AVAILABLE DATA =>
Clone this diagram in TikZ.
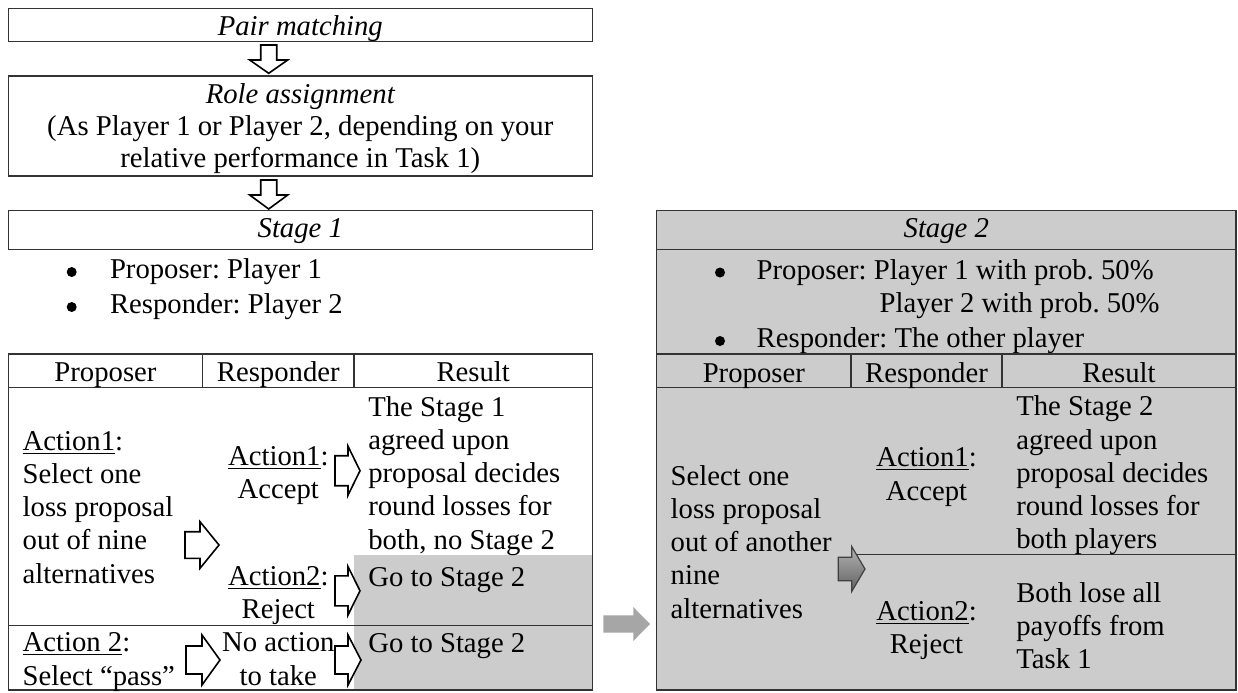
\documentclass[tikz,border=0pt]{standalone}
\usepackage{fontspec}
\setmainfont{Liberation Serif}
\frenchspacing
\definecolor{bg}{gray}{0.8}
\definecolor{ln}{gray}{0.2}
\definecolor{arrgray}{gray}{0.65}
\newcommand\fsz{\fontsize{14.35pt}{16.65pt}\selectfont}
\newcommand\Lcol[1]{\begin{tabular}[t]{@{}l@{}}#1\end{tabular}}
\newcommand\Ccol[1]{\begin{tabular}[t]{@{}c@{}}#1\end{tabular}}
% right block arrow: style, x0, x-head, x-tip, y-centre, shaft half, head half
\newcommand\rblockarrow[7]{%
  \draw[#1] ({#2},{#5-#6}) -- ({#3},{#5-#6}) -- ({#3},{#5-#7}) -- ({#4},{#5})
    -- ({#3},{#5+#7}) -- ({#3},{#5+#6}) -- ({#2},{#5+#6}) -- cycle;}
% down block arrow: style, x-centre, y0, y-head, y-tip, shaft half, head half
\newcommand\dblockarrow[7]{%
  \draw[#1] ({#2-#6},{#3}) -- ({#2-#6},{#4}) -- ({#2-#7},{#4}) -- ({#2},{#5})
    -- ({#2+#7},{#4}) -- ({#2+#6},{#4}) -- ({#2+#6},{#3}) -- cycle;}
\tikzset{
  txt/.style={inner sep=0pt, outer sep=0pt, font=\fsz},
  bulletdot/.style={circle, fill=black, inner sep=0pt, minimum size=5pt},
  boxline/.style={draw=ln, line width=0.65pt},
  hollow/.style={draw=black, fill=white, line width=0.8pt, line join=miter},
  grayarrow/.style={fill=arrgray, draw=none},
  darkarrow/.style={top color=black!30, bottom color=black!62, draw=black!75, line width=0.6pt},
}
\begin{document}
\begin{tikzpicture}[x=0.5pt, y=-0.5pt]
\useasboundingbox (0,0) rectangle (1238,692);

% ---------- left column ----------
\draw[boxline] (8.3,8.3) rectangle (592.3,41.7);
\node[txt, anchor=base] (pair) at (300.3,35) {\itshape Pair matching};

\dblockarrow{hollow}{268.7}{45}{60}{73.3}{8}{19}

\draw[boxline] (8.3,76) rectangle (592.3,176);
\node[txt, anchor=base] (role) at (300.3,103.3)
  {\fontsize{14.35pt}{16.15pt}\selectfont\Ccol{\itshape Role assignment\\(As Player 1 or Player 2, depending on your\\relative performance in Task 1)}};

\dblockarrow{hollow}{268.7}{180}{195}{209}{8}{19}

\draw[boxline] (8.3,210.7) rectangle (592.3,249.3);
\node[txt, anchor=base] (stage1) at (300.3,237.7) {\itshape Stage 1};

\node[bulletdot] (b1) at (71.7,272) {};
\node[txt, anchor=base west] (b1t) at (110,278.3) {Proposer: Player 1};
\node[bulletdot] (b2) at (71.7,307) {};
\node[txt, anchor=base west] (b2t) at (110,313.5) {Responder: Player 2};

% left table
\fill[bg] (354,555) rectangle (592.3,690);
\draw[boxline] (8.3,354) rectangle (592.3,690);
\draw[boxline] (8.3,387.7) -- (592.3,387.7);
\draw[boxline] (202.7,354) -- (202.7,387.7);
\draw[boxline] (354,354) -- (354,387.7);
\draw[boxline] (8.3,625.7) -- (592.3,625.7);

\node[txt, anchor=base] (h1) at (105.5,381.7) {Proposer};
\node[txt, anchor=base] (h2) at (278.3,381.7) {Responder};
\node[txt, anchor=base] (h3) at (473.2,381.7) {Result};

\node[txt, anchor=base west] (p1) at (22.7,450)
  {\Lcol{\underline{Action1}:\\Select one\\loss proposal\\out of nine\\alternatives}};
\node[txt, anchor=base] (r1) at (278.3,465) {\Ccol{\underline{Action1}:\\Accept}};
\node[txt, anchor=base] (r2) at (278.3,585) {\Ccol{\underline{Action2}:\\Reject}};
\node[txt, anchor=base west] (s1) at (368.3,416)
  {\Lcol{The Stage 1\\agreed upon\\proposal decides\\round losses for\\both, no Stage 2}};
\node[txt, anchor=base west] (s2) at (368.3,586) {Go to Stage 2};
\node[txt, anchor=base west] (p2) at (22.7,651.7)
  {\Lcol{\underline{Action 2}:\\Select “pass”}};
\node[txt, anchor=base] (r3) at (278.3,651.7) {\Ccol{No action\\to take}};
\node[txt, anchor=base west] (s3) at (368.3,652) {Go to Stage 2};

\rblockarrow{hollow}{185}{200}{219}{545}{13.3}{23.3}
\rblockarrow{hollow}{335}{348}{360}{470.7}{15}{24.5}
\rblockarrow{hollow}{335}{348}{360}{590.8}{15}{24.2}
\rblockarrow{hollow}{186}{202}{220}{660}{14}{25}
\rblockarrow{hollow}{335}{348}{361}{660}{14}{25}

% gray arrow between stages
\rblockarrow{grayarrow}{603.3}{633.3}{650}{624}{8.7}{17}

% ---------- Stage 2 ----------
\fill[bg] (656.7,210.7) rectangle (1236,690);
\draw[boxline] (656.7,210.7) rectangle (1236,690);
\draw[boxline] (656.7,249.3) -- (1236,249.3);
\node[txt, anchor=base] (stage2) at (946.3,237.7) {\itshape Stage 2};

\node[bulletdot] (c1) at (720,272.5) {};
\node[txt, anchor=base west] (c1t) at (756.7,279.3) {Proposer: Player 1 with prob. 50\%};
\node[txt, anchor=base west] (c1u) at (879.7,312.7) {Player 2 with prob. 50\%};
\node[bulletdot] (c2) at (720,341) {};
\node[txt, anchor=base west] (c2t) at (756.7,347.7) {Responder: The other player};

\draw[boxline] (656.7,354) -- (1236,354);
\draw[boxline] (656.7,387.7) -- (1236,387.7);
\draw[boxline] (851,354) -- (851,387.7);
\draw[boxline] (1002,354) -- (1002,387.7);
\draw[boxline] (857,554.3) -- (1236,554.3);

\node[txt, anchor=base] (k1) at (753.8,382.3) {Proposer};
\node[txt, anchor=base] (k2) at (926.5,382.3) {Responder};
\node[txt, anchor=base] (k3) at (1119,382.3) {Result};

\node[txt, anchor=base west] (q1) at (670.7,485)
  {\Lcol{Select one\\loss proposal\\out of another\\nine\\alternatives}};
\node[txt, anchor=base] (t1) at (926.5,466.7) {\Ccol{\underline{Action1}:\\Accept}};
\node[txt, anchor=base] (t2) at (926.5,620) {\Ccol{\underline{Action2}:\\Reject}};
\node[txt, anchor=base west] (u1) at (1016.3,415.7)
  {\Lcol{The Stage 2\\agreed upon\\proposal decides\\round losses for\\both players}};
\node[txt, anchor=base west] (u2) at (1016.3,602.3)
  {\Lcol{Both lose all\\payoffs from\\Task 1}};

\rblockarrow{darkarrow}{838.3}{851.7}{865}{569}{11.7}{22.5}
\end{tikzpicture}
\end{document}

DIRECTIONS =>
Repeat the material above verbatim, with no pictures in the output.

OUTPUT OF THE EXERCISE =>
Clone this diagram in TikZ.
\documentclass[tikz,border=0pt]{standalone}
\usepackage{fontspec}
\setmainfont{Liberation Serif}
\frenchspacing
\definecolor{bg}{gray}{0.8}
\definecolor{ln}{gray}{0.2}
\definecolor{arrgray}{gray}{0.65}
\newcommand\fsz{\fontsize{14.35pt}{16.65pt}\selectfont}
\newcommand\Lcol[1]{\begin{tabular}[t]{@{}l@{}}#1\end{tabular}}
\newcommand\Ccol[1]{\begin{tabular}[t]{@{}c@{}}#1\end{tabular}}
% right block arrow: style, x0, x-head, x-tip, y-centre, shaft half, head half
\newcommand\rblockarrow[7]{%
  \draw[#1] ({#2},{#5-#6}) -- ({#3},{#5-#6}) -- ({#3},{#5-#7}) -- ({#4},{#5})
    -- ({#3},{#5+#7}) -- ({#3},{#5+#6}) -- ({#2},{#5+#6}) -- cycle;}
% down block arrow: style, x-centre, y0, y-head, y-tip, shaft half, head half
\newcommand\dblockarrow[7]{%
  \draw[#1] ({#2-#6},{#3}) -- ({#2-#6},{#4}) -- ({#2-#7},{#4}) -- ({#2},{#5})
    -- ({#2+#7},{#4}) -- ({#2+#6},{#4}) -- ({#2+#6},{#3}) -- cycle;}
\tikzset{
  txt/.style={inner sep=0pt, outer sep=0pt, font=\fsz},
  bulletdot/.style={circle, fill=black, inner sep=0pt, minimum size=5pt},
  boxline/.style={draw=ln, line width=0.65pt},
  hollow/.style={draw=black, fill=white, line width=0.8pt, line join=miter},
  grayarrow/.style={fill=arrgray, draw=none},
  darkarrow/.style={top color=black!30, bottom color=black!62, draw=black!75, line width=0.6pt},
}
\begin{document}
\begin{tikzpicture}[x=0.5pt, y=-0.5pt]
\useasboundingbox (0,0) rectangle (1238,692);

% ---------- left column ----------
\draw[boxline] (8.3,8.3) rectangle (592.3,41.7);
\node[txt, anchor=base] (pair) at (300.3,35) {\itshape Pair matching};

\dblockarrow{hollow}{268.7}{45}{60}{73.3}{8}{19}

\draw[boxline] (8.3,76) rectangle (592.3,176);
\node[txt, anchor=base] (role) at (300.3,103.3)
  {\fontsize{14.35pt}{16.15pt}\selectfont\Ccol{\itshape Role assignment\\(As Player 1 or Player 2, depending on your\\relative performance in Task 1)}};

\dblockarrow{hollow}{268.7}{180}{195}{209}{8}{19}

\draw[boxline] (8.3,210.7) rectangle (592.3,249.3);
\node[txt, anchor=base] (stage1) at (300.3,237.7) {\itshape Stage 1};

\node[bulletdot] (b1) at (71.7,272) {};
\node[txt, anchor=base west] (b1t) at (110,278.3) {Proposer: Player 1};
\node[bulletdot] (b2) at (71.7,307) {};
\node[txt, anchor=base west] (b2t) at (110,313.5) {Responder: Player 2};

% left table
\fill[bg] (354,555) rectangle (592.3,690);
\draw[boxline] (8.3,354) rectangle (592.3,690);
\draw[boxline] (8.3,387.7) -- (592.3,387.7);
\draw[boxline] (202.7,354) -- (202.7,387.7);
\draw[boxline] (354,354) -- (354,387.7);
\draw[boxline] (8.3,625.7) -- (592.3,625.7);

\node[txt, anchor=base] (h1) at (105.5,381.7) {Proposer};
\node[txt, anchor=base] (h2) at (278.3,381.7) {Responder};
\node[txt, anchor=base] (h3) at (473.2,381.7) {Result};

\node[txt, anchor=base west] (p1) at (22.7,450)
  {\Lcol{\underline{Action1}:\\Select one\\loss proposal\\out of nine\\alternatives}};
\node[txt, anchor=base] (r1) at (278.3,465) {\Ccol{\underline{Action1}:\\Accept}};
\node[txt, anchor=base] (r2) at (278.3,585) {\Ccol{\underline{Action2}:\\Reject}};
\node[txt, anchor=base west] (s1) at (368.3,416)
  {\Lcol{The Stage 1\\agreed upon\\proposal decides\\round losses for\\both, no Stage 2}};
\node[txt, anchor=base west] (s2) at (368.3,586) {Go to Stage 2};
\node[txt, anchor=base west] (p2) at (22.7,651.7)
  {\Lcol{\underline{Action 2}:\\Select “pass”}};
\node[txt, anchor=base] (r3) at (278.3,651.7) {\Ccol{No action\\to take}};
\node[txt, anchor=base west] (s3) at (368.3,652) {Go to Stage 2};

\rblockarrow{hollow}{185}{200}{219}{545}{13.3}{23.3}
\rblockarrow{hollow}{335}{348}{360}{470.7}{15}{24.5}
\rblockarrow{hollow}{335}{348}{360}{590.8}{15}{24.2}
\rblockarrow{hollow}{186}{202}{220}{660}{14}{25}
\rblockarrow{hollow}{335}{348}{361}{660}{14}{25}

% gray arrow between stages
\rblockarrow{grayarrow}{603.3}{633.3}{650}{624}{8.7}{17}

% ---------- Stage 2 ----------
\fill[bg] (656.7,210.7) rectangle (1236,690);
\draw[boxline] (656.7,210.7) rectangle (1236,690);
\draw[boxline] (656.7,249.3) -- (1236,249.3);
\node[txt, anchor=base] (stage2) at (946.3,237.7) {\itshape Stage 2};

\node[bulletdot] (c1) at (720,272.5) {};
\node[txt, anchor=base west] (c1t) at (756.7,279.3) {Proposer: Player 1 with prob. 50\%};
\node[txt, anchor=base west] (c1u) at (879.7,312.7) {Player 2 with prob. 50\%};
\node[bulletdot] (c2) at (720,341) {};
\node[txt, anchor=base west] (c2t) at (756.7,347.7) {Responder: The other player};

\draw[boxline] (656.7,354) -- (1236,354);
\draw[boxline] (656.7,387.7) -- (1236,387.7);
\draw[boxline] (851,354) -- (851,387.7);
\draw[boxline] (1002,354) -- (1002,387.7);
\draw[boxline] (857,554.3) -- (1236,554.3);

\node[txt, anchor=base] (k1) at (753.8,382.3) {Proposer};
\node[txt, anchor=base] (k2) at (926.5,382.3) {Responder};
\node[txt, anchor=base] (k3) at (1119,382.3) {Result};

\node[txt, anchor=base west] (q1) at (670.7,485)
  {\Lcol{Select one\\loss proposal\\out of another\\nine\\alternatives}};
\node[txt, anchor=base] (t1) at (926.5,466.7) {\Ccol{\underline{Action1}:\\Accept}};
\node[txt, anchor=base] (t2) at (926.5,620) {\Ccol{\underline{Action2}:\\Reject}};
\node[txt, anchor=base west] (u1) at (1016.3,415.7)
  {\Lcol{The Stage 2\\agreed upon\\proposal decides\\round losses for\\both players}};
\node[txt, anchor=base west] (u2) at (1016.3,602.3)
  {\Lcol{Both lose all\\payoffs from\\Task 1}};

\rblockarrow{darkarrow}{838.3}{851.7}{865}{569}{11.7}{22.5}
\end{tikzpicture}
\end{document}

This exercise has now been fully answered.